● Short problem:
Return all the data, word for word.

BEGIN

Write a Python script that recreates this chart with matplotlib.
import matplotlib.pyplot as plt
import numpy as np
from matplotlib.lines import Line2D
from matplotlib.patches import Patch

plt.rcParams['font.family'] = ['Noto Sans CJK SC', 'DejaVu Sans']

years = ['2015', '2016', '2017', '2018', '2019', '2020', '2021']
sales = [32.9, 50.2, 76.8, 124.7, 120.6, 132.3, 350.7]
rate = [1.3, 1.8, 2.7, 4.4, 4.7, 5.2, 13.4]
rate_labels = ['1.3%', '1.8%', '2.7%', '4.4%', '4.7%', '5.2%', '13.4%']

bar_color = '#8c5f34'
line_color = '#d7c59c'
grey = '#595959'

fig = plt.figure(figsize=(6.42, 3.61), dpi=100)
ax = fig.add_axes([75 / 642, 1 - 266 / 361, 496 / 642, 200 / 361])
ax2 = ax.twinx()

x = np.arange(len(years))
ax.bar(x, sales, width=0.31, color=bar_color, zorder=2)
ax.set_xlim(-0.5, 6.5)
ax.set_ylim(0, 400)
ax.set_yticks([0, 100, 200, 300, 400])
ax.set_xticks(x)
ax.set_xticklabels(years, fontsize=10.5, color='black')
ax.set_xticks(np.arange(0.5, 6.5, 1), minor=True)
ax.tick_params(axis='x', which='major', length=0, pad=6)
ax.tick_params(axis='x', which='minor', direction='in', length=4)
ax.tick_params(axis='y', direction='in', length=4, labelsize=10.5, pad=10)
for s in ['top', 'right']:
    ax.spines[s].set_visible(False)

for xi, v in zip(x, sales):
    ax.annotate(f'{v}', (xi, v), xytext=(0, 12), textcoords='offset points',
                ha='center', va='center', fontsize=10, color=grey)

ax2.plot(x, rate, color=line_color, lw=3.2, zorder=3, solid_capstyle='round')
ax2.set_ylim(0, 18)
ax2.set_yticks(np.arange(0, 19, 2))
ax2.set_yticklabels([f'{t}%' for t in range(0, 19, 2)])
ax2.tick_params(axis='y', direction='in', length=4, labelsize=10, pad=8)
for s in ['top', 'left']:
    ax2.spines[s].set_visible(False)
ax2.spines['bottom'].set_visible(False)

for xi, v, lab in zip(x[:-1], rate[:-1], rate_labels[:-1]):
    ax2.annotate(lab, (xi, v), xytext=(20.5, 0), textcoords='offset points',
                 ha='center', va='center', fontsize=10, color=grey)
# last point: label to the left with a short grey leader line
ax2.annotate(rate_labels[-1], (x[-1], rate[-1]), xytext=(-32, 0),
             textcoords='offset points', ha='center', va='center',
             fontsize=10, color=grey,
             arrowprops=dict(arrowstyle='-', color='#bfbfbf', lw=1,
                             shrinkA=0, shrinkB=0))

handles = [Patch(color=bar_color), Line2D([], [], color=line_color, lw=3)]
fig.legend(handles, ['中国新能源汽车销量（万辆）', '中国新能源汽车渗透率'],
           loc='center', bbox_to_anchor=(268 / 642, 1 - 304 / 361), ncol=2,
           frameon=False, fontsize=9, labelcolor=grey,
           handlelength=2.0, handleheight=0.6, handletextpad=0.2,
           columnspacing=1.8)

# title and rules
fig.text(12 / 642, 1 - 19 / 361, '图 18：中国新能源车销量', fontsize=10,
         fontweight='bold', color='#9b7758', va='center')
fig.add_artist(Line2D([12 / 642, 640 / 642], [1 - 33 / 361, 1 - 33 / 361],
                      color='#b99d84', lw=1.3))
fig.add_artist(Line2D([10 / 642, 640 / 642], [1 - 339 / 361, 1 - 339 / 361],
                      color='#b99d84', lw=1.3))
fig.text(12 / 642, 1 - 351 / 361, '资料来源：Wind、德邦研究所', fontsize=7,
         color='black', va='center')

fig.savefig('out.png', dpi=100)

END

● Written reply:
Write a Python script that recreates this chart with matplotlib.
import matplotlib.pyplot as plt
import numpy as np
from matplotlib.lines import Line2D
from matplotlib.patches import Patch

plt.rcParams['font.family'] = ['Noto Sans CJK SC', 'DejaVu Sans']

years = ['2015', '2016', '2017', '2018', '2019', '2020', '2021']
sales = [32.9, 50.2, 76.8, 124.7, 120.6, 132.3, 350.7]
rate = [1.3, 1.8, 2.7, 4.4, 4.7, 5.2, 13.4]
rate_labels = ['1.3%', '1.8%', '2.7%', '4.4%', '4.7%', '5.2%', '13.4%']

bar_color = '#8c5f34'
line_color = '#d7c59c'
grey = '#595959'

fig = plt.figure(figsize=(6.42, 3.61), dpi=100)
ax = fig.add_axes([75 / 642, 1 - 266 / 361, 496 / 642, 200 / 361])
ax2 = ax.twinx()

x = np.arange(len(years))
ax.bar(x, sales, width=0.31, color=bar_color, zorder=2)
ax.set_xlim(-0.5, 6.5)
ax.set_ylim(0, 400)
ax.set_yticks([0, 100, 200, 300, 400])
ax.set_xticks(x)
ax.set_xticklabels(years, fontsize=10.5, color='black')
ax.set_xticks(np.arange(0.5, 6.5, 1), minor=True)
ax.tick_params(axis='x', which='major', length=0, pad=6)
ax.tick_params(axis='x', which='minor', direction='in', length=4)
ax.tick_params(axis='y', direction='in', length=4, labelsize=10.5, pad=10)
for s in ['top', 'right']:
    ax.spines[s].set_visible(False)

for xi, v in zip(x, sales):
    ax.annotate(f'{v}', (xi, v), xytext=(0, 12), textcoords='offset points',
                ha='center', va='center', fontsize=10, color=grey)

ax2.plot(x, rate, color=line_color, lw=3.2, zorder=3, solid_capstyle='round')
ax2.set_ylim(0, 18)
ax2.set_yticks(np.arange(0, 19, 2))
ax2.set_yticklabels([f'{t}%' for t in range(0, 19, 2)])
ax2.tick_params(axis='y', direction='in', length=4, labelsize=10, pad=8)
for s in ['top', 'left']:
    ax2.spines[s].set_visible(False)
ax2.spines['bottom'].set_visible(False)

for xi, v, lab in zip(x[:-1], rate[:-1], rate_labels[:-1]):
    ax2.annotate(lab, (xi, v), xytext=(20.5, 0), textcoords='offset points',
                 ha='center', va='center', fontsize=10, color=grey)
# last point: label to the left with a short grey leader line
ax2.annotate(rate_labels[-1], (x[-1], rate[-1]), xytext=(-32, 0),
             textcoords='offset points', ha='center', va='center',
             fontsize=10, color=grey,
             arrowprops=dict(arrowstyle='-', color='#bfbfbf', lw=1,
                             shrinkA=0, shrinkB=0))

handles = [Patch(color=bar_color), Line2D([], [], color=line_color, lw=3)]
fig.legend(handles, ['中国新能源汽车销量（万辆）', '中国新能源汽车渗透率'],
           loc='center', bbox_to_anchor=(268 / 642, 1 - 304 / 361), ncol=2,
           frameon=False, fontsize=9, labelcolor=grey,
           handlelength=2.0, handleheight=0.6, handletextpad=0.2,
           columnspacing=1.8)

# title and rules
fig.text(12 / 642, 1 - 19 / 361, '图 18：中国新能源车销量', fontsize=10,
         fontweight='bold', color='#9b7758', va='center')
fig.add_artist(Line2D([12 / 642, 640 / 642], [1 - 33 / 361, 1 - 33 / 361],
                      color='#b99d84', lw=1.3))
fig.add_artist(Line2D([10 / 642, 640 / 642], [1 - 339 / 361, 1 - 339 / 361],
                      color='#b99d84', lw=1.3))
fig.text(12 / 642, 1 - 351 / 361, '资料来源：Wind、德邦研究所', fontsize=7,
         color='black', va='center')

fig.savefig('out.png', dpi=100)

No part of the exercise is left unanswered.